What is Australia’s Online Safety Amendment about? | Explained Premium
The Hindu
Australia passes bill to prevent children under 16 from social media, imposing penalties on non-compliant platforms.
The story so far:
Australia’s House of Representatives recently passed the “Online Safety Amendment (Social Media Minimum Age) Bill, 2024” which imposes obligation on certain social media platforms to take reasonable steps to prevent children under 16 years of age from having an account. The Bill shall also make an amendment to the Age Discrimination Act, 2024 to facilitate this reform. Once the Bill is passed by the Senate, it will become law on getting the Royal Assent.
There is no current legislated minimum age for social media use in Australia. Children are usually unable to create social media accounts under the age of 13 years, a restriction imposed by global platforms in line with the United States’ law on children’s online privacy.
The object of the amendment (a new Part 4A- social media minimum age inserted in Australia’s existing the Online Safety Act of 2021) is to ‘reduce the risk of harm to age-restricted users from certain kinds of social media platforms’. The age-restricted user shall mean ‘an Australian child who has not reached 16 years’.
The age-restricted social media platforms (ARSMP) affected by the proposed amendment would cover (with some exclusions) an electronic service which enables online social interaction between two or more end-users, and allows end-users to post material on the service.

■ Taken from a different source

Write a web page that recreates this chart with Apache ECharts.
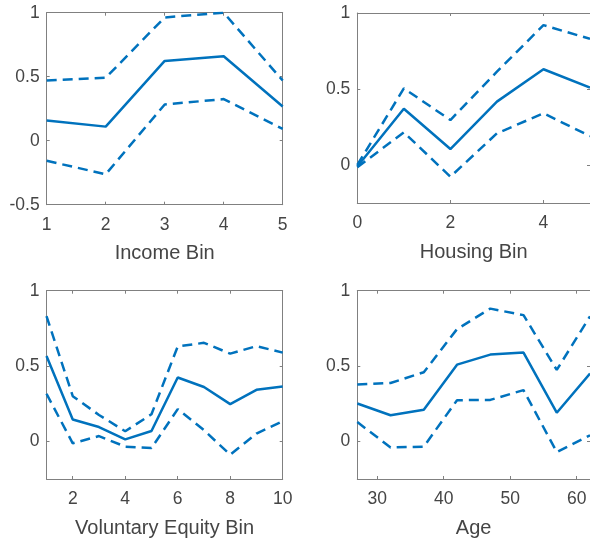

The Australian Minister of Communication clarified that the government expects the ARSMP will, at minimum, include ‘TikTok, Facebook, Snapchat, Reddit, Instagram, X, among others. These services will be required to take ‘reasonable steps’ to prevent persons under 16 years of age from creating and holding an account. However, the Minister shall also have discretion to keep ‘a digital service out of the scope of the definition of ARSMP’.
The law proposes that the providers of ARSMPs ‘must take reasonable steps to prevent age-restricted users having accounts with the age-restricted social media platforms’. Failing to meet this requirement may result in a maximum civil penalty of $49.5 millions. However, what is meant by ‘reasonable steps’ is not defined within the Bill.